Material:

(begin)

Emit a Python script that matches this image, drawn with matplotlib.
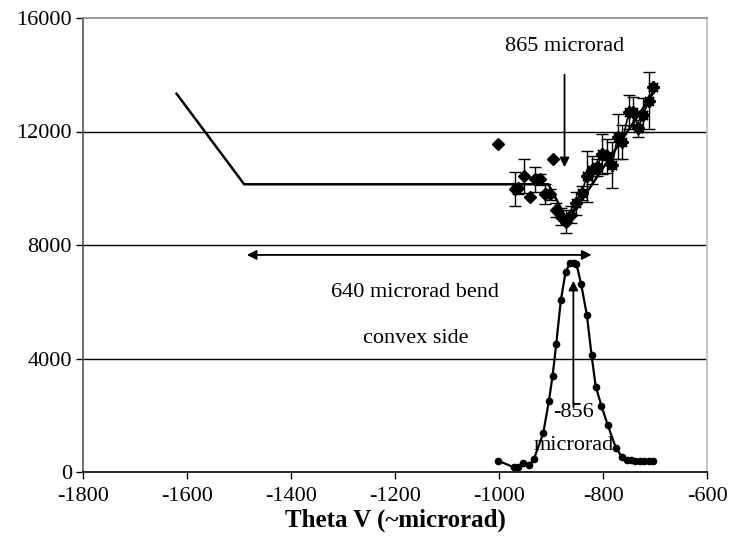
import matplotlib
matplotlib.use("Agg")
import matplotlib.pyplot as plt

plt.rcParams['font.family'] = ['Liberation Serif', 'DejaVu Serif']

# Peak (lower) series
peak_x = [-1002, -972, -963, -953, -942, -933, -915, -904, -897, -890, -881, -872,
          -864, -856, -851, -842, -831, -822, -814, -803, -791, -775, -763, -754,
          -746, -738, -729, -721, -712, -703]
peak_y = [400, 170, 190, 300, 250, 450, 1360, 2510, 3380, 4500, 6060, 7040,
          7350, 7360, 7330, 6620, 5530, 4120, 3010, 2330, 1660, 840, 520, 430,
          410, 400, 400, 400, 400, 400]

# Upper data (diamonds with error bars)
data_x = [-970, -963, -951, -941, -931, -921, -911, -902, -890, -881, -871, -861,
          -851, -841, -831, -822, -812, -801, -792, -782, -772, -763, -750, -742,
          -732, -723, -711, -703]
data_y = [9960, 10000, 10430, 9700, 10310, 10310, 9790, 9790, 9230, 9000, 8820, 9060,
          9470, 9840, 10430, 10640, 10740, 11200, 11140, 10820, 11820, 11640, 12700, 12700,
          12110, 12580, 13090, 13560]
data_err = [600, 200, 600, 0, 450, 200, 350, 200, 250, 300, 400, 300,
            400, 250, 900, 500, 300, 700, 600, 800, 800, 600, 600, 500,
            300, 600, 1000, 0]

# Outlier diamonds
out_x = [-1002, -897]
out_y = [11560, 11040]

# Model / fit line
fit_x = [-1620, -1490, -905, -868, -700]
fit_y = [13330, 10140, 10140, 8850, 13450]

xticks = [-1800, -1600, -1400, -1200, -1000, -800, -600]
yticks = [0, 4000, 8000, 12000, 16000]

FS = 16

fig = plt.figure(figsize=(7.31, 5.57), dpi=100)
ax = fig.add_axes([83/731, 1 - 472/557, (707 - 83)/731, (472 - 18)/557])

ax.set_xlim(-1800, -600)
ax.set_ylim(0, 16000)

for yv in yticks[1:-1]:
    ax.axhline(yv, color='black', lw=1.0, zorder=1)

ax.plot(fit_x, fit_y, color='black', lw=1.8, zorder=3)

ax.errorbar(data_x, data_y, yerr=data_err, fmt='none', ecolor='black',
            elinewidth=1.0, capsize=4, capthick=1.0, zorder=4)
ax.plot(data_x[8:], data_y[8:], color='black', lw=1.2, zorder=4)
ax.plot(data_x, data_y, linestyle='none', marker='D', markersize=6.5,
        color='black', zorder=5)
ax.plot(data_x[12:], data_y[12:], linestyle='none', marker=(8, 2, 0), markersize=9,
        color='black', markeredgewidth=1.2, zorder=5)
ax.plot(out_x, out_y, linestyle='none', marker='D', markersize=6.5, color='black', zorder=5)

ax.plot(peak_x, peak_y, color='black', lw=1.6, marker='o', markersize=4.5, zorder=5)

# Annotations
ax.annotate('', xy=(-874, 10740), xytext=(-874, 14000),
            arrowprops=dict(arrowstyle='-|>', color='black', lw=1.3,
                            mutation_scale=14, shrinkA=0, shrinkB=0))
ax.text(-874, 15000, '865 microrad', ha='center', va='center', fontsize=FS)

ax.annotate('', xy=(-1485, 7650), xytext=(-822, 7650),
            arrowprops=dict(arrowstyle='<|-|>', color='black', lw=1.3,
                            mutation_scale=14, shrinkA=0, shrinkB=0))
ax.text(-1161, 6310, '640 microrad bend', ha='center', va='center', fontsize=FS)
ax.text(-1161, 4690, 'convex side', ha='center', va='center', fontsize=FS)

ax.annotate('', xy=(-857, 6740), xytext=(-857, 2300),
            arrowprops=dict(arrowstyle='-|>', color='black', lw=1.3,
                            mutation_scale=14, shrinkA=0, shrinkB=0))
ax.text(-857, 2080, '-856', ha='center', va='center', fontsize=FS)
ax.text(-857, 920, 'microrad', ha='center', va='center', fontsize=FS)

ax.set_xticks(xticks)
ax.set_yticks(yticks)
ax.set_xticklabels([str(v) for v in xticks])
ax.set_yticklabels([str(v) for v in yticks])
ax.tick_params(direction='out', length=5, width=1, labelsize=FS, pad=3)
ax.tick_params(axis='x', pad=6)

ax.spines['left'].set_color('#555555')
ax.spines['bottom'].set_color('black')
ax.spines['top'].set_color('#888888')
ax.spines['right'].set_color('#bbbbbb')
for s in ax.spines.values():
    s.set_linewidth(1.2)

ax.set_xlabel('Theta V (~microrad)', fontsize=18, fontweight='bold', labelpad=2)

fig.savefig('out.png', dpi=100)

(end)

Stated exercise: Pick out each line containing the string "with" and copy it.

Written solution:
Emit a Python script that matches this image, drawn with matplotlib.
# Upper data (diamonds with error bars)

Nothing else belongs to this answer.